By Alex Tanzi and Catarina Saraiva
Bloomberg News
The end of 2020 brought the sharpest rise in the U.S. poverty rate since the 1960s, according to a study released Monday.
Economists Bruce Meyer from the University of Chicago and James Sullivan of the University of Notre Dame found that the poverty rate increased by 2.4 percentage points during the latter half of 2020 as the U.S. continued to suffer the economic impacts of COVID-19.
That percentage-point rise is nearly double the largest annual increase in poverty since the 1960s. This means an additional 8 million people nationwide are now considered poor. Moreover, the poverty rate for Black Americans is estimated to have jumped by 5.4 percentage points, or by 2.4 million individuals.
The scholars’ findings put the rate at 11.8% in December. While poverty is down from readings of more than 15% a decade earlier, the new estimates suggest that the annual Census Bureau tally due in September will be higher than the last official, pre-pandemic level of 10.5% in 2019.

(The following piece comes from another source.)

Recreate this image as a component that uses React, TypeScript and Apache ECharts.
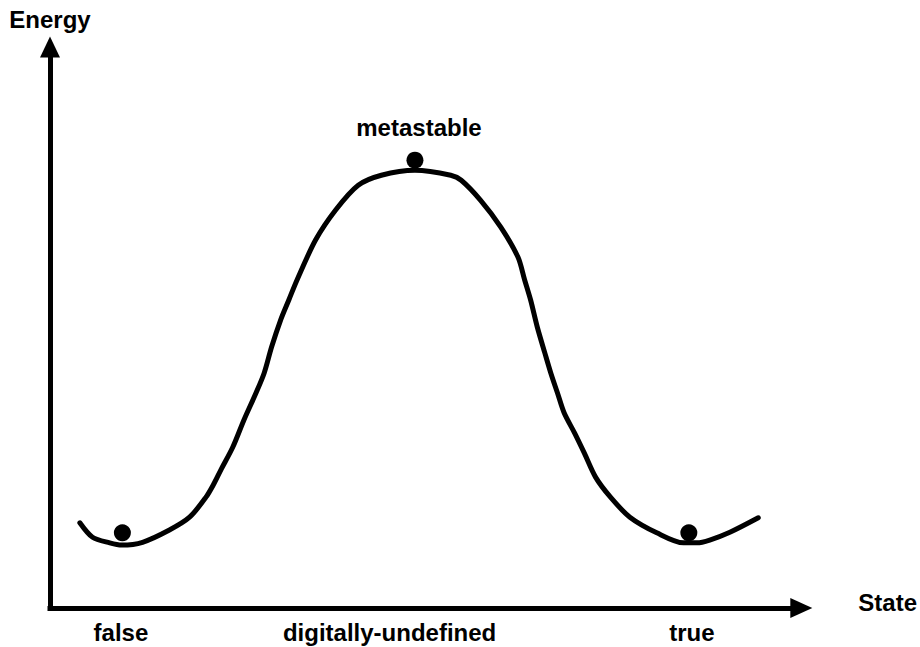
import React, { useEffect, useRef } from "react";
import * as echarts from "echarts";

// Energy landscape of a bistable element (arbitrary units, 0–100 on each axis)
const stateX: number[] = [
  4.0, 5.7, 8.0, 9.6, 12.4, 16.0, 18.7, 20.9, 22.0, 22.9, 24.5, 26.0, 27.6, 28.7,
  29.7, 30.9, 32.0, 33.1, 35.6, 38.3, 41.3, 44.4, 48.9, 53.7, 55.1, 57.7, 60.4,
  62.7, 63.6, 64.4, 65.3, 66.3, 67.1, 68.0, 68.9, 70.3, 71.6, 73.1, 75.1, 77.7,
  81.3, 84.9, 86.7, 88.4, 91.1, 94.9,
];
const energyY: number[] = [
  15.3, 12.7, 11.7, 11.3, 11.8, 14.0, 16.3, 19.9, 22.4, 24.8, 28.9, 33.8, 38.6, 42.2,
  46.9, 51.7, 55.3, 58.9, 66.1, 71.5, 75.9, 77.7, 78.6, 77.7, 76.8, 73.2, 68.4,
  63.0, 58.9, 55.3, 50.4, 45.8, 42.2, 38.6, 35.0, 31.4, 27.8, 23.5, 19.9, 16.3,
  13.5, 11.7, 11.7, 12.2, 13.6, 16.2,
];

// Resting states (balls)
const ballX: number[] = [9.7, 48.9, 85.6];
const ballY: number[] = [13.5, 80.4, 13.5];
const ballLabels: string[] = ["", "metastable", ""];

// State axis labels
const tickPositions: number[] = [9.5, 45.5, 86];
const tickLabels: string[] = ["false", "digitally-undefined", "true"];

const FONT = "'Liberation Sans', Arial, Helvetica, sans-serif";

export default function App() {
  const ref = useRef<HTMLDivElement>(null);

  useEffect(() => {
    if (!ref.current) return;
    const chart = echarts.init(ref.current, undefined, { renderer: "svg" });

    const curve = stateX.map((x, i) => [x, energyY[i]]);
    const balls = ballX.map((x, i) => {
      const item: any = { value: [x, ballY[i]] };
      if (ballLabels[i]) {
        item.label = {
          show: true,
          position: "top",
          distance: 12,
          offset: [4, 0],
          formatter: ballLabels[i],
          color: "#000",
          fontFamily: FONT,
          fontWeight: "bold",
          fontSize: 24,
        };
      }
      return item;
    });

    chart.setOption({
      animation: false,
      backgroundColor: "#ffffff",
      grid: { left: 50, right: 120, top: 51, bottom: 39, containLabel: false },
      xAxis: {
        type: "value",
        min: 0,
        max: 100,
        name: "State",
        nameLocation: "end",
        nameGap: 62,
        nameTextStyle: {
          color: "#000",
          fontFamily: FONT,
          fontWeight: "bold",
          fontSize: 24,
          verticalAlign: "bottom",
          lineHeight: 12,
        },
        axisLine: {
          show: true,
          symbol: ["none", "triangle"],
          symbolSize: [20, 22],
          symbolOffset: [0, 5],
          lineStyle: { color: "#000", width: 5, cap: "square" },
        },
        axisTick: { show: false },
        splitLine: { show: false },
        axisLabel: {
          show: true,
          customValues: tickPositions,
          formatter: (v: number) => {
            const idx = tickPositions.indexOf(v);
            return idx >= 0 ? tickLabels[idx] : "";
          },
          margin: 12,
          color: "#000",
          fontFamily: FONT,
          fontWeight: "bold",
          fontSize: 24,
        },
      },
      yAxis: {
        type: "value",
        min: 0,
        max: 100,
        name: "Energy",
        nameLocation: "end",
        nameGap: 20,
        nameTextStyle: {
          color: "#000",
          fontFamily: FONT,
          fontWeight: "bold",
          fontSize: 24,
        },
        axisLine: {
          show: true,
          symbol: ["none", "triangle"],
          symbolSize: [20, 21],
          symbolOffset: [0, 4],
          lineStyle: { color: "#000", width: 5, cap: "square" },
        },
        axisTick: { show: false },
        axisLabel: { show: false },
        splitLine: { show: false },
      },
      series: [
        {
          type: "line",
          data: curve,
          smooth: 0.3,
          showSymbol: false,
          lineStyle: { color: "#000", width: 5, cap: "round", join: "round" },
          z: 2,
        },
        {
          type: "scatter",
          data: balls,
          symbol: "circle",
          symbolSize: 17,
          itemStyle: { color: "#000", opacity: 1 },
          z: 3,
        },
      ],
    });

    return () => chart.dispose();
  }, []);

  return (
    <div
      ref={ref}
      style={{ position: "fixed", left: 0, top: 0, width: 920, height: 647, background: "#fff" }}
    />
  );
}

Black Americans were more than twice as likely to be poor than their white counterparts in December — an improvement from the summer months when they were nearly three times more apt to live in poverty — but an increase from before the pandemic, when the differential was under two.
Despite improvements in the overall poverty rate since the middle of the 20th century, Black Americans had been about three times as likely to be poor as white Americans for most of the past 60 years. The gap started to narrow after the financial crisis, during the longest economic expansion in history.
These December poverty estimates are based on survey data collected late in the month after some government relief measures expired. The researchers found that the stimulus checks the federal government issued in the spring helped forestall the poverty rate from rising even faster.
In late December, $900 billion in additional federal relief aid was passed, and President Joe Biden is asking Congress for an additional $1.9 trillion in stimulus.